I had never noticed this quote on the masthead of USS Neverdock before:

“America is often portrayed as an ignorant, unsophisticated sort of place, full of bible bashers and ruled to a dangerous extent by trashy television, superstition and religious bigotry, a place lacking in respect for evidence based knowledge. I know that is how it is portrayed because I have done my bit to paint that picture…” BBC’s Washington correspondent Justin Webb

From an interview with the Grauniad. This explains why some commenters here are both clueless and arrogantly certain in their (lack of) knowledge. I won’t name names, but if the shoe fits, they might consider a little more humility.

Good Lord

What kind of nancy boys does Brooks Brothers think we are? Looks like just the thing for that all-male boarding school, complete with spankings.

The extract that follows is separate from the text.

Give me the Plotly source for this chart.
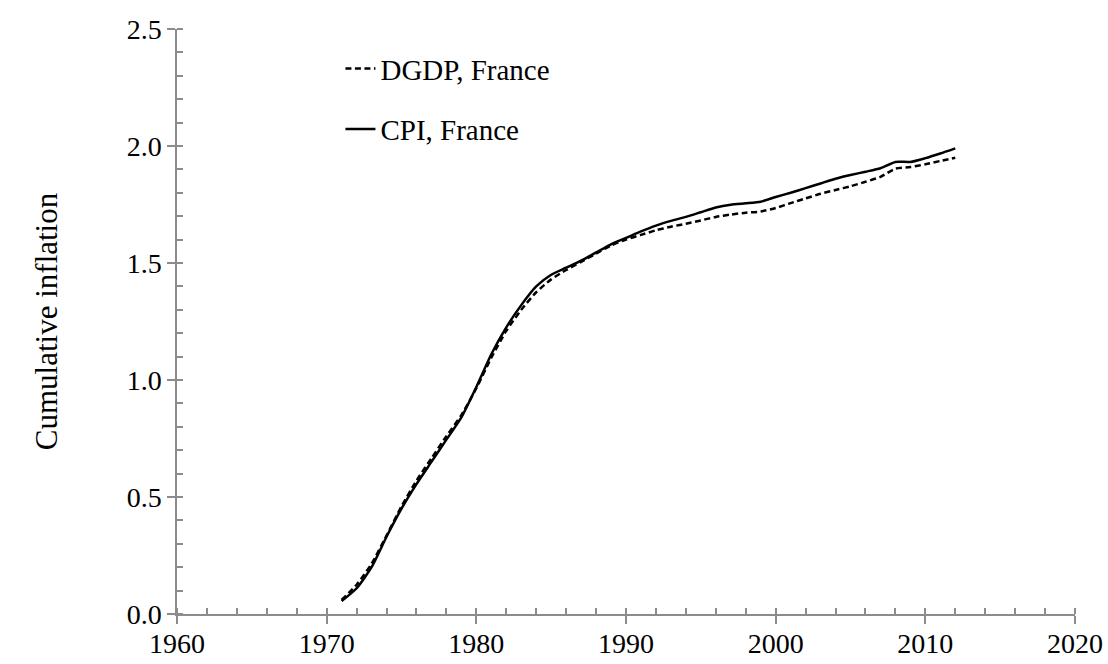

Is that price the amount that they’d pay us to wear these abominations? If so, it’s nowhere near enough.

[Afternoon update]

And check out this cashmere down vest with the short pants. Yeah, that makes a lot of sense. In what kind of weather would one wear that ensemble?

You know, the Brits have a word for people who would wear this stuff. Though I guess we had one of our own, back in the day, the most prominent of whom was called Yankee Doodle.

Same Old Corn

…different flakes. I’m assuming that the exclusion of Fred Thompson (who just got an endorsement from Human Events this morning) was deliberate.

I wonder how much the endorsement will help? I’m sure that it won’t hurt, but (though I’m not a regular reader) I suspect that most people who read Human Events in South Carolina were probably going to vote for him anyway.

[Update late morning]

Here’s an interesting analysis of why Thompson focused on Huckabee last night, and didn’t go after McCain. Hint: it’s not because he’s trying to help McCain win the nomination.

Meanwhile, Matt Welch, incoming editor of Reason, is making up for lost time in dissecting Dr. No’s past.

[Update mid afternoon]

It just occurs to me that we’ll know whether or not Krumm’s Thompson/McCain theory is valid after the Michigan primary. If he starts to go after McCain in addition to Huckabee after the primary, and before South Carolina, then it will all make sense.

Random Debate Thought

Whatever else you think of Ron Paul, it is entertaining to hear the phrase “Austrian theory of the business cycle” in a Republican debate (though it almost sounded like he said “Australian”–“tie me von Mises down, boys…”?)

[Update at 9:26]

Fred takes off the gloves and finally goes after Huckabee for his NEA endorsement and opposition to vouchers. “That’s not the position of the Reagan coalition. That’s the position of the Democratic Party.”

Huckabee’s response (paraphrased) boils down to, “well, people reelected me.”

Pretty weak tea to make your credentials as a conservative. Lots of Democrats, even very “liberal” ones, get reelected. Fred’s job is to draw a distinction between himself and the Huckster as the only true conservative in South Carolina, and so far, I think he’s doing well. We’ll see if he hits him again.

[Update at 9:42]

Ron Paul is really coming off as the crazy uncle at the holiday dinner, ranting about things that aren’t even relevant to the question. Brit Hume: “Congressman, all your fellow candidates agreed with the passive response to the Iranian provocation. Who or what are you responding to?”

[Update afterward]

A memorable phrase from the consensus winner tonight, Fred Thompson, on immigration: “High fences and wide gates.”

If anyone is inspired by his performance to send him some money in the wake of his performance, he’s looking for it.